* **DATA LINES**:
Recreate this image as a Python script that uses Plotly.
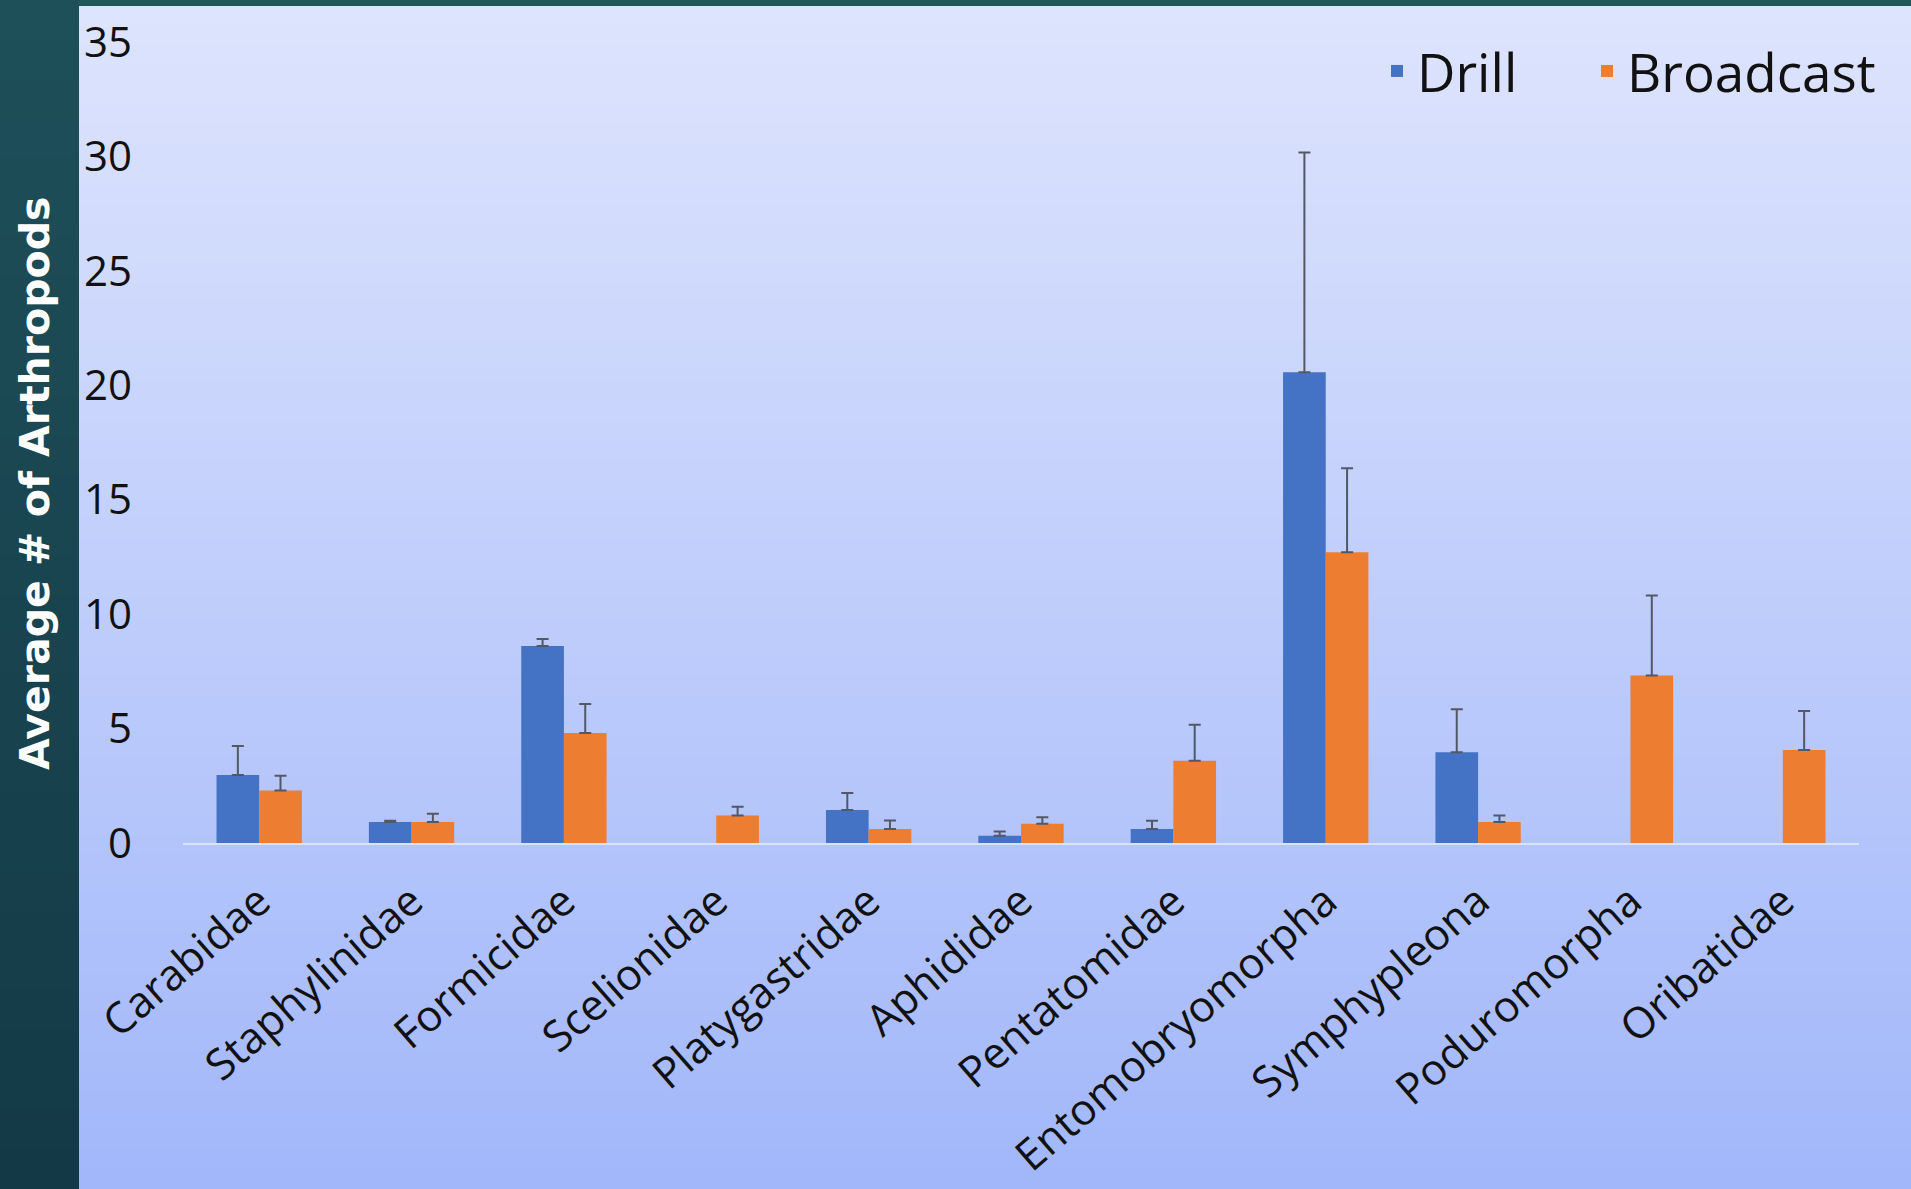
import plotly.graph_objects as go

categories = ["Carabidae", "Staphylinidae", "Formicidae", "Scelionidae", "Platygastridae",
              "Aphididae", "Pentatomidae", "Entomobryomorpha", "Symphypleona",
              "Poduromorpha", "Oribatidae"]
drill = [2.97, 0.92, 8.61, None, 1.44, 0.32, 0.61, 20.57, 3.96, None, None]
drill_err = [1.27, 0.05, 0.30, None, 0.75, 0.18, 0.36, 9.60, 1.88, None, None]
broadcast = [2.29, 0.92, 4.81, 1.20, 0.61, 0.84, 3.59, 12.70, 0.92, 7.32, 4.06]
broadcast_err = [0.65, 0.36, 1.26, 0.38, 0.37, 0.28, 1.58, 3.67, 0.28, 3.50, 1.71]
y_ticks = [0, 5, 10, 15, 20, 25, 30, 35]
y_title = "Average # of Arthropods"

W, H = 1911, 1189
ML, MR, MT, MB = 183, 52, 42, 346
PW, PH = W - ML - MR, H - MT - MB


def px_x(p):
    return (p - ML) / PW


def px_y(p):
    return (H - MB - p) / PH


def lerp(c1, c2, t):
    return "rgb(%d,%d,%d)" % tuple(round(a + (b - a) * t) for a, b in zip(c1, c2))


shapes = []
# light gradient panel
N = 60
top_c, bot_c = (222, 228, 253), (161, 183, 250)
y0p, y1p = 6, H
for i in range(N):
    a = y0p + (y1p - y0p) * i / N
    b = y0p + (y1p - y0p) * (i + 1) / N + 1
    shapes.append(dict(type="rect", xref="paper", yref="paper", layer="below",
                       x0=px_x(79), x1=px_x(W + 2), y0=px_y(a), y1=px_y(b),
                       fillcolor=lerp(top_c, bot_c, (i + 0.5) / N), line=dict(width=0)))
# dark left panel gradient
M = 30
dtop, dbot = (30, 80, 90), (19, 57, 70)
for i in range(M):
    a = H * i / M
    b = H * (i + 1) / M + 1
    shapes.append(dict(type="rect", xref="paper", yref="paper", layer="below",
                       x0=px_x(-2), x1=px_x(79), y0=px_y(a), y1=px_y(b),
                       fillcolor=lerp(dtop, dbot, (i + 0.5) / M), line=dict(width=0)))
# top dark strip
shapes.append(dict(type="rect", xref="paper", yref="paper", layer="below",
                   x0=px_x(79), x1=px_x(W + 2), y0=px_y(-2), y1=px_y(6),
                   fillcolor="rgb(33,87,89)", line=dict(width=0)))

err_style = dict(color="#525866", thickness=2, width=6)

fig = go.Figure()
fig.add_trace(go.Bar(
    name="Drill", x=categories, y=drill, marker=dict(color="#4472C4", line=dict(width=0)),
    legend="legend",
    error_y=dict(type="data", symmetric=False, array=drill_err,
                 arrayminus=[0] * len(categories), **err_style)))
fig.add_trace(go.Bar(
    name="Broadcast", x=categories, y=broadcast, marker=dict(color="#ED7D31", line=dict(width=0)),
    legend="legend2",
    error_y=dict(type="data", symmetric=False, array=broadcast_err,
                 arrayminus=[0] * len(categories), **err_style)))

legend_font = dict(size=53, family="Open Sans", color="#111111")
fig.update_layout(
    width=W, height=H,
    margin=dict(l=ML, r=MR, t=MT, b=MB, autoexpand=False),
    paper_bgcolor="rgb(24,68,80)",
    plot_bgcolor="rgba(0,0,0,0)",
    barmode="group", bargap=0.44, bargroupgap=0,
    shapes=shapes,
    showlegend=True,
    font=dict(family="Open Sans", color="#111111"),
    legend=dict(orientation="h", xanchor="left", yanchor="middle",
                x=px_x(1377), y=px_y(71), font=legend_font, bgcolor="rgba(0,0,0,0)"),
    legend2=dict(orientation="h", xanchor="left", yanchor="middle",
                 x=px_x(1587), y=px_y(71), font=legend_font, bgcolor="rgba(0,0,0,0)"),
    xaxis=dict(showgrid=False, showline=True, linecolor="#dbe2f8", linewidth=2,
               tickangle=-41, tickfont=dict(size=43, family="Open Sans", color="#111111"),
               ticks="", ticklabelstandoff=14, automargin=False),
    yaxis=dict(range=[0, 35], tickvals=y_ticks, showgrid=False, zeroline=False,
               showline=False, ticks="", automargin=False,
               tickfont=dict(size=42, family="Open Sans", color="#111111"),
               ticklabelstandoff=50),
    annotations=[dict(text=y_title, textangle=-90, xref="paper", yref="paper",
                      x=px_x(35), y=px_y(484), xanchor="center", yanchor="middle",
                      showarrow=False,
                      font=dict(family="DejaVu Sans", size=41, color="white", weight="bold"))],
)

fig.write_html("out.html", config={"displayModeBar": False},
               post_script="document.body.style.margin='0';document.body.style.overflow='hidden';")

* **TASK TO COMPLETE**:
Transcribe exactly, with no pictures, the lines running from the first line of the material through the line holding "in zip(c1, c2))".

* **TASK SOLUTION**:
Recreate this image as a Python script that uses Plotly.
import plotly.graph_objects as go

categories = ["Carabidae", "Staphylinidae", "Formicidae", "Scelionidae", "Platygastridae",
              "Aphididae", "Pentatomidae", "Entomobryomorpha", "Symphypleona",
              "Poduromorpha", "Oribatidae"]
drill = [2.97, 0.92, 8.61, None, 1.44, 0.32, 0.61, 20.57, 3.96, None, None]
drill_err = [1.27, 0.05, 0.30, None, 0.75, 0.18, 0.36, 9.60, 1.88, None, None]
broadcast = [2.29, 0.92, 4.81, 1.20, 0.61, 0.84, 3.59, 12.70, 0.92, 7.32, 4.06]
broadcast_err = [0.65, 0.36, 1.26, 0.38, 0.37, 0.28, 1.58, 3.67, 0.28, 3.50, 1.71]
y_ticks = [0, 5, 10, 15, 20, 25, 30, 35]
y_title = "Average # of Arthropods"

W, H = 1911, 1189
ML, MR, MT, MB = 183, 52, 42, 346
PW, PH = W - ML - MR, H - MT - MB


def px_x(p):
    return (p - ML) / PW


def px_y(p):
    return (H - MB - p) / PH


def lerp(c1, c2, t):
    return "rgb(%d,%d,%d)" % tuple(round(a + (b - a) * t) for a, b in zip(c1, c2))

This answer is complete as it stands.